Translator Lola Rogers will speak on Sofi Oksanen’s novel Puhdistus (Purge). The Forum for the presentation and discussion is Professor Stecher-Hansen’s course on War and Occupation in the Nordic-Baltic Region (EURO/SCAN 445).

Lola Rogers is a graduate of the Masters program in Finnish language and literature at the University of Washington and has received continuing education from FILI-Finnish Literature Exchange in Helsinki. She has worked as a freelance literary translator full-time since 2007. Her translations have appeared in PEN America Journal, Words Without Borders, Books from Finland, and World Literature Today. Her translation of Sofi Oksanen’s novel Puhdistus (Purge) was published by Grove / Atlantic in 2010, and her translation of Riikka Pulkkinen’s 2010 novel Totta (True) will be published in March, 2012 by Other Press.

October 18, 2011
Jussi Ojajärvi Lecture in Raitt Hall, Room 314

Limits to Capital? The Finnish Novel after the Neoliberal Turn

The lecture gives a brief introduction to capitalism as a thematic field in the contemporary Finnish novel, focusing on two examples that are interesting both in a literary sense and as thematicizations of the social construction of subjectivity: the novels of Arto Salminen and Kiltin yön lahjat (Good-Night Gifts, 1998) by Mari Mörö. These novels are read as literary reactions to a global and local context in which tension has grown between commodification and other modes of the social. While neo-liberalism asserts that merely one mode of relationality, the seller–buyer relation, is desirable, these texts remind us of the need for empathy, solidarity and other non-instrumental relations.
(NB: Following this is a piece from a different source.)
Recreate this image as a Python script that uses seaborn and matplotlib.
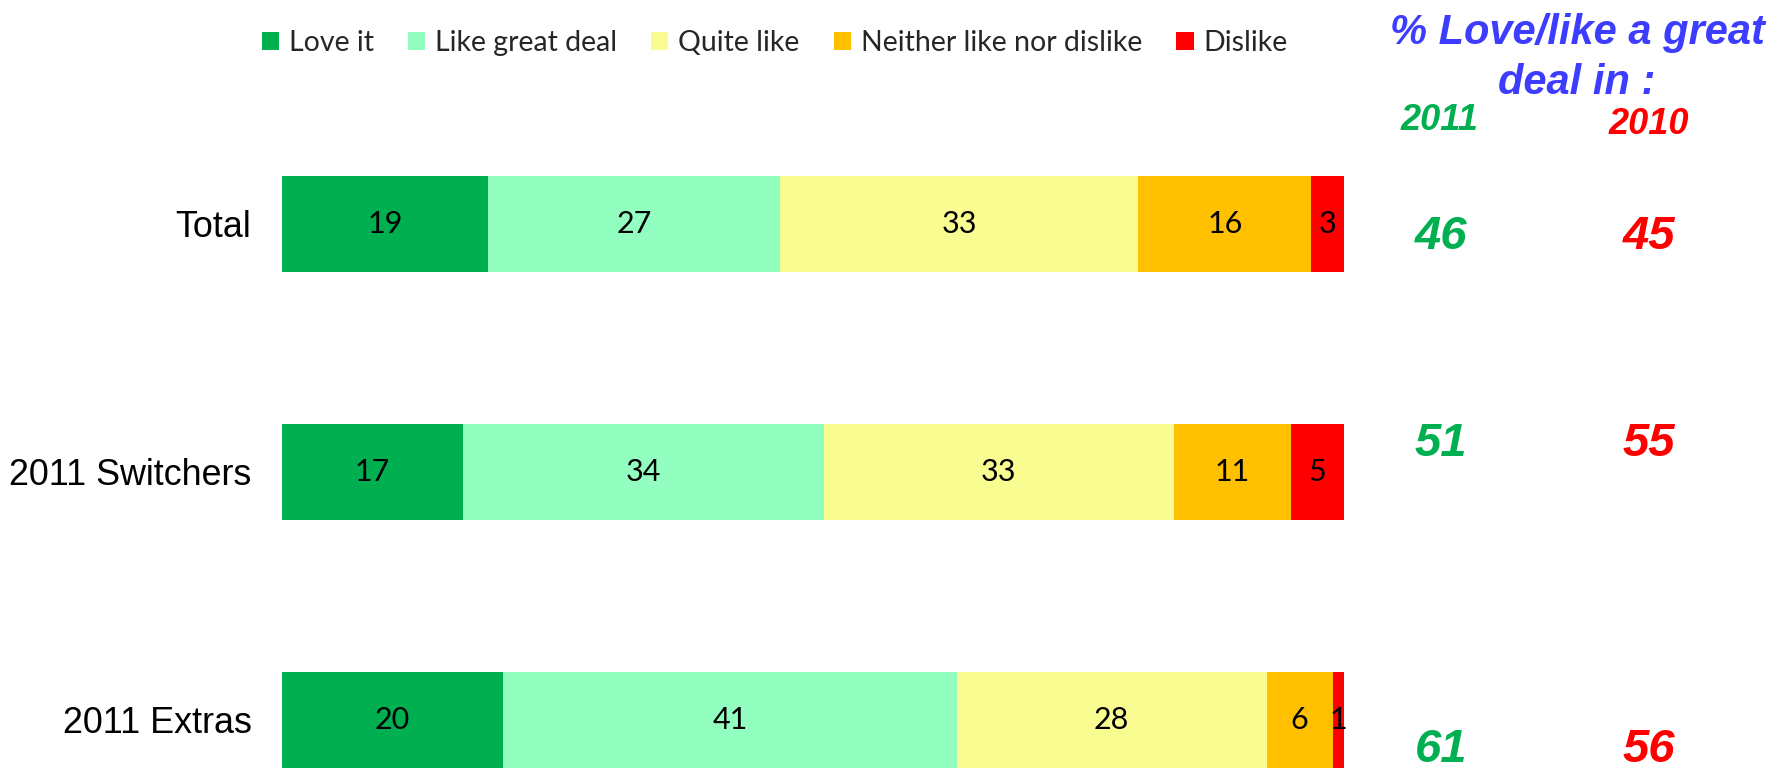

Jussi Ojajärvi is a Visiting Scholar in The Program in Literature at Duke University a fellow of the Academy of Finland.

December 1, 2010
Guest Speaker Sanna Karkulehto











In Raitt Hall, Room 314

The Greatest Finn in Foucault’s Cycle: Troublesome Sexuality and The Butterfly of the Urals presented by SANNA KARKULEHTOUNIVERSITY OF OULU / RICE UNIVERSITY

This paper examines the case of the ‘Gay Marshal’, the late Marshal C.G.E. Mannerheim, president of Finland, supreme commander of Finnish military forces during World War Two, and often voted the ‘Greatest Finn’ in polls. Karkulehto explores the reception of the puppet-animation film Butterfly of the Urals, in which Mannerheim wears a purple corset and enjoys a relationship with a male servant. The film incited a media war. Drawing on her forthcoming book, The Foucault Cycle and the Media Market of Sex, Karkulehto shows how the films reception involves Foucault’s Cycle: while sexuality fascinates and attracts large audiences, it is both present and absent in the media, viable only under certain conditions, rules, and restrictions.

Sanna Karkulehto is University Lecturer of Literature at the University of Oulu. She is currently a visiting scholar at Rice University in The Center for the Study of Women, Gender and Sexuality.

December 10, 2009
Call for Papers for the AABS/SASS 2010: April 22-24, 2010

The Society for the Advancement of Scandinavian Study and the Association for the Advancement of Baltic Studies welcome papers, panels, and roundtable presentations for the first joint conference of Scandinavian and Baltic Studies in the United States. The deadline for abstract submission is December 11, 2009.

February 18, 2009
Laura Stark

Alternative Conceptions of Body and Gender in 19th-century Finnish Magic Narratives
Communications 202

Laura Stark is Professor of Ethnology at the University of Jyväskylä.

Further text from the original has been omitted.